But does it really help?

I’ve wrestled with this in my novel. Will a reader walk away from my book with a greater understanding of mental illness? Or will my character reinforce an unhelpful stereotype about bipolar people?

If I write about my eating disorder in fiction, will readers understand what goes on in the mind of a bulimic or anorexic? Or will some young woman find ideas for hurting herself? Or will the work be a trigger for someone wrestling with this problem?

To a certain extent, this is out of my control. I can’t control who picks up my book, how they choose to respond, or how they perceive my intentions. I’m responsible for writing the best possible book that I can.

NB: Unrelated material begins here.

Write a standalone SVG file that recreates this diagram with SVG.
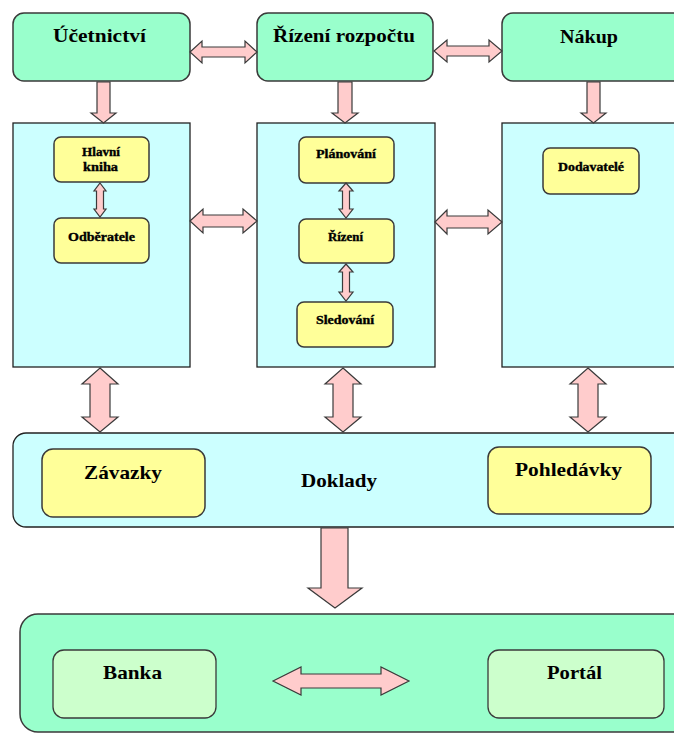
<svg xmlns="http://www.w3.org/2000/svg" width="674" height="733" viewBox="0 0 674 733">
  <style>
    .mint { fill: #99FFCC; stroke: #3a3a3a; stroke-width: 1.5; }
    .cyan { fill: #CCFFFF; stroke: #222; stroke-width: 1.3; }
    .yellow { fill: #FFFF99; stroke: #3a3a3a; stroke-width: 1.5; }
    .pale { fill: #CCFFCC; stroke: #3a3a3a; stroke-width: 1.3; }
    .arrow { fill: #FFCCCC; stroke: #3a3a3a; stroke-width: 1.2; stroke-linejoin: miter; }
    .lbl { font-family: "Liberation Serif", "Times New Roman", serif; font-weight: bold; fill: #000; }
    .big { font-size: 18px; }
    .mid { font-size: 19px; }
    .small { font-size: 12px; stroke: #000; stroke-width: 0.35; }
  </style>

  <rect width="674" height="733" fill="#ffffff"/>

  <!-- top row -->
  <g id="ucetnictvi">
    <rect class="mint" x="13" y="13" width="177" height="68" rx="11"/>
    <text class="lbl big" x="53" y="42" textLength="93" lengthAdjust="spacingAndGlyphs">Účetnictví</text>
  </g>
  <g id="rizeni-rozpoctu">
    <rect class="mint" x="257" y="13" width="176" height="68" rx="11"/>
    <text class="lbl big" x="273" y="42" textLength="142" lengthAdjust="spacingAndGlyphs">Řízení rozpočtu</text>
  </g>
  <g id="nakup">
    <rect class="mint" x="502" y="13" width="185" height="68" rx="11"/>
    <text class="lbl big" x="560" y="43" textLength="58" lengthAdjust="spacingAndGlyphs">Nákup</text>
  </g>

  <!-- middle row -->
  <g id="ucetnictvi-detail">
    <rect class="cyan" x="13" y="123" width="177" height="244"/>
  </g>
  <g id="hlavni-kniha">
    <rect class="yellow" x="54" y="137" width="95" height="45" rx="7"/>
    <text class="lbl small" x="82" y="156" textLength="38" lengthAdjust="spacingAndGlyphs">Hlavní</text>
    <text class="lbl small" x="83" y="171" textLength="35" lengthAdjust="spacingAndGlyphs">kniha</text>
  </g>
  <g id="odberatele">
    <rect class="yellow" x="54" y="218" width="95" height="45" rx="7"/>
    <text class="lbl small" x="68" y="241" textLength="67" lengthAdjust="spacingAndGlyphs">Odběratele</text>
  </g>

  <g id="rozpocet-detail">
    <rect class="cyan" x="257" y="123" width="178" height="244"/>
  </g>
  <g id="planovani">
    <rect class="yellow" x="299" y="137" width="95" height="46" rx="7"/>
    <text class="lbl small" x="316" y="158" textLength="60" lengthAdjust="spacingAndGlyphs">Plánování</text>
  </g>
  <g id="rizeni">
    <rect class="yellow" x="299" y="219" width="95" height="44" rx="7"/>
    <text class="lbl small" x="328" y="241" textLength="35" lengthAdjust="spacingAndGlyphs">Řízení</text>
  </g>
  <g id="sledovani">
    <rect class="yellow" x="297" y="302" width="96" height="45" rx="7"/>
    <text class="lbl small" x="316" y="324" textLength="58" lengthAdjust="spacingAndGlyphs">Sledování</text>
  </g>

  <g id="nakup-detail">
    <rect class="cyan" x="502" y="123" width="185" height="244"/>
  </g>
  <g id="dodavatele">
    <rect class="yellow" x="543" y="148" width="96" height="46" rx="7"/>
    <text class="lbl small" x="558" y="171" textLength="66" lengthAdjust="spacingAndGlyphs">Dodavatelé</text>
  </g>

  <!-- documents band -->
  <g id="doklady">
    <rect class="cyan" x="13" y="433" width="680" height="94" rx="13"/>
    <text class="lbl mid" x="301" y="487" textLength="76" lengthAdjust="spacingAndGlyphs">Doklady</text>
  </g>
  <g id="zavazky">
    <rect class="yellow" x="42" y="449" width="163" height="68" rx="11"/>
    <text class="lbl mid" x="84" y="479" textLength="78" lengthAdjust="spacingAndGlyphs">Závazky</text>
  </g>
  <g id="pohledavky">
    <rect class="yellow" x="488" y="447" width="163" height="67" rx="11"/>
    <text class="lbl mid" x="515" y="476" textLength="107" lengthAdjust="spacingAndGlyphs">Pohledávky</text>
  </g>

  <!-- payments band -->
  <g id="platby">
    <rect class="mint" x="20" y="614" width="680" height="118" rx="18"/>
  </g>
  <g id="banka">
    <rect class="pale" x="53" y="650" width="163" height="68" rx="11"/>
    <text class="lbl mid" x="103" y="679" textLength="59" lengthAdjust="spacingAndGlyphs">Banka</text>
  </g>
  <g id="portal">
    <rect class="pale" x="488" y="650" width="176" height="68" rx="11"/>
    <text class="lbl mid" x="547" y="679" textLength="55" lengthAdjust="spacingAndGlyphs">Portál</text>
  </g>

  <g id="connectors">
    <!-- horizontal double arrows, top row -->
    <polygon class="arrow" points="190,52 202,41 202,47 245,47 245,41 257,52 245,63 245,57 202,57 202,63"/>
    <polygon class="arrow" points="434,51 447,40 447,46 489,46 489,40 502,51 489,62 489,56 447,56 447,62"/>

    <!-- down arrows into detail panels -->
    <polygon class="arrow" points="97,82 110,82 110,113 116,113 103.5,123 91,113 97,113"/>
    <polygon class="arrow" points="338,82 352,82 352,113 358,113 345,123 332,113 338,113"/>
    <polygon class="arrow" points="587,82 600,82 600,113 606,113 593.5,123 581,113 587,113"/>

    <!-- horizontal double arrows between panels -->
    <polygon class="arrow" points="190,221 203,209 203,215 243,215 243,209 257,221 243,233 243,227 203,227 203,233"/>
    <polygon class="arrow" points="435,222 447,210 447,216 488,216 488,210 502,222 488,234 488,228 447,228 447,234"/>

    <!-- small links inside panels -->
    <polygon class="arrow" points="100,183 106,191 103.5,191 103.5,209 106,209 100,217 94,209 96.5,209 96.5,191 94,191"/>
    <polygon class="arrow" points="346,183 353,191 349.5,191 349.5,209 353,209 346,218 339,209 342.5,209 342.5,191 339,191"/>
    <polygon class="arrow" points="346,264 353,272 349.5,272 349.5,292 353,292 346,301 339,292 342.5,292 342.5,272 339,272"/>

    <!-- vertical double arrows to documents -->
    <polygon class="arrow" points="100,368 118,384 110,384 110,417 118,417 100,432 82,417 90,417 90,384 82,384"/>
    <polygon class="arrow" points="343,368 361,384 353,384 353,417 361,417 343,432 325,417 333,417 333,384 325,384"/>
    <polygon class="arrow" points="588,368 606,384 598,384 598,417 606,417 588,432 570,417 578,417 578,384 570,384"/>

    <!-- documents to payments -->
    <polygon class="arrow" points="321,528 348,528 348,588 362,588 335,608 308,588 321,588"/>

    <!-- bank to portal -->
    <polygon class="arrow" points="273,681 301,667 301,674 381,674 381,667 409,681 381,695 381,688 301,688 301,695"/>
  </g>
</svg>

But part of this responsibility is knowing the possible ways others may respond, being mindful of my audience. (This is why I choose to stay silent about certain aspects of my eating disorder; I don’t discuss the numbers or techniques unless the situation calls for this information.)

So here’s where I need some feedback.

Writers, how do you handle issues like this?

Readers, when you read a novel, how do you react to the portrayal of characters with serious issues? (Think, eating disorders, mental illnesses, alcoholism, etc.)

  • Do you think stereotypes are reinforced?
  • Do you understand the problems better or worse after reading the book?
  • If you’ve dealt with that issue personally, did the details/actions/characters trigger memories or cause you to backslide in your recovery?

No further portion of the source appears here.